Good, so at least we know that Dionne won’t be relying on facts or logic to make a nuanced argument about a highly contentious and long-running debate upon which the world’s most intelligent legal scholars remain divided. Dionne reminds us:
If affirmative action is gutted and substituted with “neutral-based admissions,” institutions will have the option to deny students access to the educational American Dream based on their ethnic background. Abigail, if the Supreme Court issues a verdict in your favor, you will be responsible for pushing this nation backward, into an era when blacks were met with venom at the steps of Ole Miss.
Chill the fuck out drama queen. This woman does her case no favors by comparing Ole Miss ’62 which held to a policy of not allowing blacks of any merit into the school compared the anti-affirmative action proposal that anyone of any race be allowed into a school as long as they deserve it. Ole Miss 1962 was not race blind, and neither is the current posture of UT 2012 though the lack of blindness in the former era has taken on the opposite texture in the modern era.
Dionne then goes critical race theory on us:
I’ve seen this time and time again. It is owed to the prevalence of white privilege, which leads to unwarranted entitlement. You do know what white privilege is, right?
It is a singular component of critical race theory that implies that whites view their social, economic, and cultural experiences as normative and universal rather than exclusive. White privilege was first addressed in W.E.B. DuBois’ 1935 classic, Black Reconstruction. You should indulge in it sometime.

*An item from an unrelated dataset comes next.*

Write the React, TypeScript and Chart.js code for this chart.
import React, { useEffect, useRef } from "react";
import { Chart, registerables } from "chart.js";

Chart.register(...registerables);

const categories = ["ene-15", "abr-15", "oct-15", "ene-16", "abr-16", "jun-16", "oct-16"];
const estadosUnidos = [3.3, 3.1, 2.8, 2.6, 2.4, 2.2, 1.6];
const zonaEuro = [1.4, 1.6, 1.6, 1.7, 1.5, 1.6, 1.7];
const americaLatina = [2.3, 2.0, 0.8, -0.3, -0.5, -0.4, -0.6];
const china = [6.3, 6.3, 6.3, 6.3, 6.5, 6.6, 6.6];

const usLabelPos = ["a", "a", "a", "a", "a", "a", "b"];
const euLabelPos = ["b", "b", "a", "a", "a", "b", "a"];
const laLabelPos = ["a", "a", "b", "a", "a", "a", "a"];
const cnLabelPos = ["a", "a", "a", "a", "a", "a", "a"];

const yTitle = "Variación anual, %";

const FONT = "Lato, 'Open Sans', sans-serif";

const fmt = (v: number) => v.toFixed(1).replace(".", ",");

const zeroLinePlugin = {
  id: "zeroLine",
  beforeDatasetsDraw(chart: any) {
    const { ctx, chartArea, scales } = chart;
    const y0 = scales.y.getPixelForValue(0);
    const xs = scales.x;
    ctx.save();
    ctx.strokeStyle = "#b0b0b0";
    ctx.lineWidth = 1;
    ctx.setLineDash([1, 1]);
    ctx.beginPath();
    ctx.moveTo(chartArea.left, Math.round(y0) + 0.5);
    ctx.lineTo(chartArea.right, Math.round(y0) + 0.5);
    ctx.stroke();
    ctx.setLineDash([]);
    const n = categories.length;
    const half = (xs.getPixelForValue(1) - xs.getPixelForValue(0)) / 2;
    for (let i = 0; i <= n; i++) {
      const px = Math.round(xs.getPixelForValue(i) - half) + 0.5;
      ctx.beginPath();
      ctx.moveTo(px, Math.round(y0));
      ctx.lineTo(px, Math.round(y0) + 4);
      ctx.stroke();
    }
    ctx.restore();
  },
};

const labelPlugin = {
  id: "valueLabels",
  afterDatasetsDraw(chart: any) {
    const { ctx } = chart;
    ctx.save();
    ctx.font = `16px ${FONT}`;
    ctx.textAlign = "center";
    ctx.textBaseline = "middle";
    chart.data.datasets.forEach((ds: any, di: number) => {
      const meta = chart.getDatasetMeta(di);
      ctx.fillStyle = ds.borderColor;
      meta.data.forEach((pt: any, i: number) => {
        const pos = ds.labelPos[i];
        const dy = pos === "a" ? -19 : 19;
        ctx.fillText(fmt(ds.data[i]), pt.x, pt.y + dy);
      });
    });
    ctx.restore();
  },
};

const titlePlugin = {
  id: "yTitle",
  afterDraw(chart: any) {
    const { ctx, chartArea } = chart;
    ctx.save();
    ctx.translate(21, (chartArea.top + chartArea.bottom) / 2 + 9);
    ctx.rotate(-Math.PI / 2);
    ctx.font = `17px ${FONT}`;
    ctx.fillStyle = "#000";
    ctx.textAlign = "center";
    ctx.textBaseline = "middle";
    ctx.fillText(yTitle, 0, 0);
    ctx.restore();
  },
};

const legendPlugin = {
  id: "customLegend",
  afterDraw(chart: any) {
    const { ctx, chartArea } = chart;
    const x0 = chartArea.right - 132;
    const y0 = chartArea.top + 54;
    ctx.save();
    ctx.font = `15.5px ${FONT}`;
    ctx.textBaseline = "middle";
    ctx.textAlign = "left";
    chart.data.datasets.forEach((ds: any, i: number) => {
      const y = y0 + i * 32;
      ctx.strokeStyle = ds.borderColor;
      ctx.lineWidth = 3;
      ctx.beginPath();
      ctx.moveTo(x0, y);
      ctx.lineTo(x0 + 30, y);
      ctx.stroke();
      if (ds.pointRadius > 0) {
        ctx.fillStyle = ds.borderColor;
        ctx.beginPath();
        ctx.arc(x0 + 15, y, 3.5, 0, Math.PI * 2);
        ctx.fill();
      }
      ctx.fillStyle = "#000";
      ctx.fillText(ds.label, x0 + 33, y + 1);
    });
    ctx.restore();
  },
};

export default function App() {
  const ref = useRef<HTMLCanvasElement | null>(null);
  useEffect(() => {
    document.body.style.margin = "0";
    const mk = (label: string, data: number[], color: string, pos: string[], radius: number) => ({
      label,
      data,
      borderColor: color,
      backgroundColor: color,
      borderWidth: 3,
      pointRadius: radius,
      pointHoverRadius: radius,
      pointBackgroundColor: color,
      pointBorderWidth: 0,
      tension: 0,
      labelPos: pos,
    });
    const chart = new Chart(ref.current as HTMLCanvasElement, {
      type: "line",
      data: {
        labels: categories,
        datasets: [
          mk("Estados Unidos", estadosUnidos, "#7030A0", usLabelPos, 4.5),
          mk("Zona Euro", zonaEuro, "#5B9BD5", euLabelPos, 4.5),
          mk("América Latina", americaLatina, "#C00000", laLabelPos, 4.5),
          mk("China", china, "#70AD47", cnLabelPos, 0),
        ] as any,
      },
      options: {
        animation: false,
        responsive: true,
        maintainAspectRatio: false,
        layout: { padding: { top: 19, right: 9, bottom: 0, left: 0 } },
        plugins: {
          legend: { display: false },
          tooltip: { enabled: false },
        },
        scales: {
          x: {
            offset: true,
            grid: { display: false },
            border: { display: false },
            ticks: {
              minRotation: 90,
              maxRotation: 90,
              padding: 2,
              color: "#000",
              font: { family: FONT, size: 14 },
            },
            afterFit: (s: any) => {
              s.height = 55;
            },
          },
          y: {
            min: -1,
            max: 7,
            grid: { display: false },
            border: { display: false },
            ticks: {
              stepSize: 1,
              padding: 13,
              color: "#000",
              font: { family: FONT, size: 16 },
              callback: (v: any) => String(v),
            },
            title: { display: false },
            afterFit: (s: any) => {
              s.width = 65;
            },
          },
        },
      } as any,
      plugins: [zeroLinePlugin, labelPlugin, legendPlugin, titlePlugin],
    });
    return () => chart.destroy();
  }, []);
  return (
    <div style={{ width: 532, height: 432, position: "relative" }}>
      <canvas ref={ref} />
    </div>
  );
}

Though she probably doesn’t know it, Dionne is presenting an argument made by many others who believe that Fisher does not have standing in this case because she could not possibly have suffered harm given the fact that she wouldn’t have been admitted to the university given her academic and extracurricular resume.
Vikram Amar laid it out best. In the case Associated General Contractors v. Jacksonville, Amar notes:
[A petitioner] can allege a valid injury based merely on the prospect of not being treated fairly by a process in which race is illegally considered.

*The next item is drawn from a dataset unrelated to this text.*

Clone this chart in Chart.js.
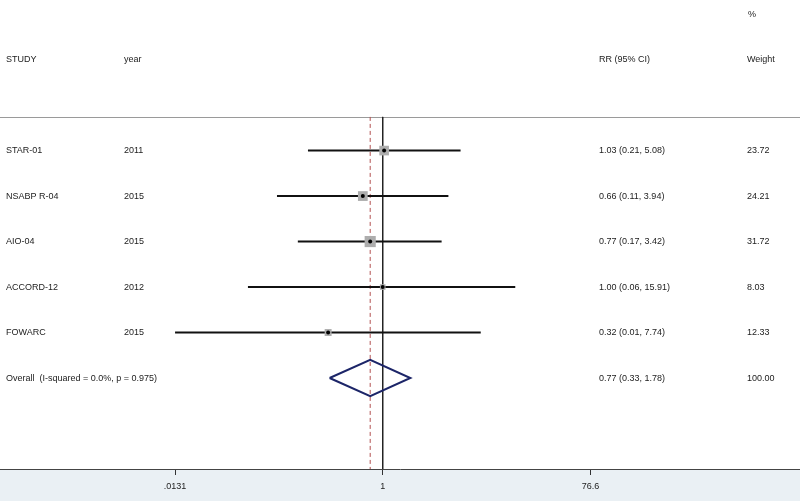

Amar points out that another case, Lesage, complicates matters. If Fisher only seeks to redress what she considers a past wrong of her not being admitted, this may preclude her standing. This is all a very nuanced legal question which is why it is not cut and dry. Dionne spouts off as if she even gives thought to the fact that perhaps Fisher does have standing under a previous legal interpretation.
It should be mentioned that one plaintiff who was originally attached to the case has withdrawn over the past year. Rachel Michalewicz fell just outside of the 10% Rule, and scored a 1290 on her SAT, higher than the average for UT students. She also participated in marching band. Fisher scored an 1180. So let’s go over some numbers.
In Table 13 of the plaintiff’s reply to the case, it is shown that over 21% of black first-year students, 4.2% of Hispanic first-year students, 0.3% of white students, and 0% of Asian students believed that their race was the reason they were accepted to UT.
Looking at table 6, the score distribution from 2002-2003 (UT has not produced score data by race), white students who were not in the top 10% of their class had a 1236 average on the SAT. Black students had an average of 1079. Fisher would have fallen in the 70th percentile of non-10% students in the black cohort; Michalewicz would have been in the 90th percentile. (Asians scored an average of 1242; Hispanics scored 1155).
So if Dionne is correct that Fisher did not merit a spot at UT, she’d have to also accept that most of the black and Hispanic students who are admitted to the school (who fall outside of the 10% program) do not deserve it either.